Opponents of the exemption testifying in the hearing—representing publishers, the software industry, and content licensing organizations— raised concerns about whether TDM was fair use under copyright law, whether the proposed security measures for the TDM corpora were sufficient to allay their security concerns, and whether alternatives like pre-assembled TDM corpora would be adequate for TDM researchers.
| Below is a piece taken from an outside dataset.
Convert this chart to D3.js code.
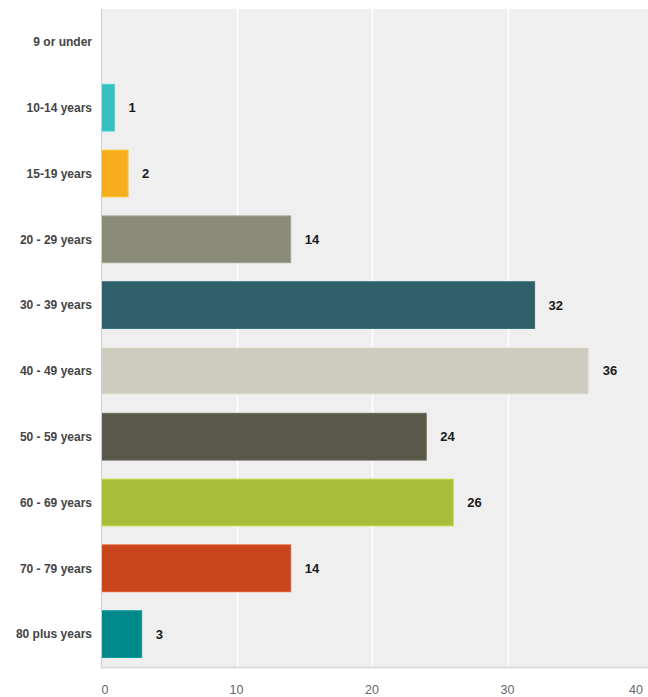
<!DOCTYPE html>
<html>
<head>
<meta charset="utf-8">
<script src="https://cdn.jsdelivr.net/npm/d3@7"></script>
<style>
  body { margin: 0; background: #fff; }
  svg { display: block; font-family: "Liberation Sans", Arial, sans-serif; }
</style>
</head>
<body>
<svg id="chart" width="648" height="697"></svg>
<script>
// dados
var categorias = ["9 or under", "10-14 years", "15-19 years", "20 - 29 years", "30 - 39 years",
                  "40 - 49 years", "50 - 59 years", "60 - 69 years", "70 - 79 years", "80 plus years"];
var valores = [0, 1, 2, 14, 32, 36, 24, 26, 14, 3];
var cores = ["#d0d0d0", "#36bfbf", "#f6ae1f", "#8a8b79", "#2f5f6b",
             "#cfcdc0", "#5a584a", "#a8bd3a", "#c9461d", "#00898b"];
var ticksX = [0, 10, 20, 30, 40];

var svg = d3.select("#chart"),
    margin = {top: 9, right: 0, bottom: 30, left: 101},
    width = +svg.attr("width") - margin.left - margin.right,
    height = +svg.attr("height") - margin.top - margin.bottom,
    g = svg.append("g").attr("transform", "translate(" + margin.left + "," + margin.top + ")");

var x = d3.scaleLinear().domain([0, 40]).range([0, 542]);
var y = d3.scaleBand().domain(categorias).range([0, height]).paddingInner(0.29).paddingOuter(0.145);

var dados = valores.map(function(v, i) { return {v: v, c: categorias[i], cor: cores[i]}; });

// fundo
g.append("rect")
  .attr("width", width)
  .attr("height", height)
  .attr("fill", "#efefef");

// grade
g.selectAll(".grade")
  .data(ticksX.filter(function(d) { return d > 0 && d < 40; }))
  .enter().append("line")
    .attr("x1", function(d) { return Math.round(x(d)) + 0.5; })
    .attr("x2", function(d) { return Math.round(x(d)) + 0.5; })
    .attr("y1", 0)
    .attr("y2", height)
    .attr("stroke", "#ffffff")
    .attr("stroke-width", 1.5);

// barras
g.selectAll(".barra")
  .data(dados.filter(function(d) { return d.v > 0; }))
  .enter().append("rect")
    .attr("class", "barra")
    .attr("x", 0.5)
    .attr("y", function(d) { return y(d.c); })
    .attr("width", function(d) { return x(d.v) - 0.5; })
    .attr("height", y.bandwidth())
    .attr("fill", function(d) { return d.cor; })
    .attr("stroke", function(d) { return d3.color(d.cor).brighter(0.4); })
    .attr("stroke-width", 1);

// rótulos de valor
g.selectAll(".valor")
  .data(dados.filter(function(d) { return d.v > 0; }))
  .enter().append("text")
    .attr("x", function(d) { return x(d.v) + 14; })
    .attr("y", function(d) { return y(d.c) + y.bandwidth() / 2; })
    .attr("dy", "0.35em")
    .attr("font-size", "13px")
    .attr("font-weight", "bold")
    .attr("fill", "#1a1a1a")
    .text(function(d) { return d.v; });

// eixo esquerdo e base
g.append("line")
  .attr("x1", 0.5).attr("x2", 0.5)
  .attr("y1", 0).attr("y2", height)
  .attr("stroke", "#cccccc");

g.append("line")
  .attr("x1", 0).attr("x2", width)
  .attr("y1", height + 0.5).attr("y2", height + 0.5)
  .attr("stroke", "#dcdcdc")
  .attr("stroke-width", 2);

// rótulos das categorias
g.selectAll(".cat")
  .data(categorias)
  .enter().append("text")
    .attr("x", -9)
    .attr("y", function(d) { return y(d) + y.bandwidth() / 2; })
    .attr("dy", "0.35em")
    .attr("text-anchor", "end")
    .attr("font-size", "12px")
    .attr("font-weight", "bold")
    .attr("fill", "#444444")
    .text(function(d) { return d; });

// rótulos do eixo x
g.selectAll(".tick")
  .data(ticksX)
  .enter().append("text")
    .attr("x", function(d) { return d === 0 ? x(d) + 4 : x(d); })
    .attr("y", height + 27)
    .attr("text-anchor", function(d) { return d === 40 ? "end" : "middle"; })
    .attr("font-size", "12.5px")
    .attr("fill", "#666666")
    .text(function(d) { return d; });
</script>
</body>
</html>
Regarding fair use, Erin Moore testified that relevant case law firmly establishes TDM as a fair use, and that the fact that the use could have been officially licensed by the copyright holder does not mean the use is not a fair one. Moore also emphasized the noncommercial and educational nature of the uses TDM researchers seek to make under this exemption, classic features of fair use. To address opponents’ security concerns, Tait Anderson explained that “reasonable security measures” as used in our petition was concrete enough to require researchers to take precautions to prevent against public dissemination and unauthorized sharing, while not being overly prescriptive in order to accommodate a wide range of TDM projects with different levels of sensitivity in the underlying data. On the topic of existing alternatives to the TDM corpora the TDM researchers seek to compile, Ziyad Alghamdi highlighted the limitations of commercial TDM databases like Hathitrust, which are both limited in the scope of works they contain and how TDM research can be conducted using these works. TDM researchers are seeking this exemption in part because these databases are costly, difficult to use, and incomplete for answering research questions about contemporary literary works and films.
Other topics discussed during the lively hearing included whether the proposed exemption should align with similar carve outs for TDM research in Europe and Japan, how sharing corpora with affiliated researchers for peer review purposes might work, and how and whether literary works and films should be analyzed differently for the purposes of the exemption. The Librarian of Congress is expected to issue a final decision on the proposed exemption in October 2021. We will keep our members and readers apprised of any updates on our proposed exemption as the process moves forward. We’re grateful to law students from the Samuelson Law, Technology & Public Policy Clinic at UC Berkeley Law School for their work supporting our petition for this new exemption.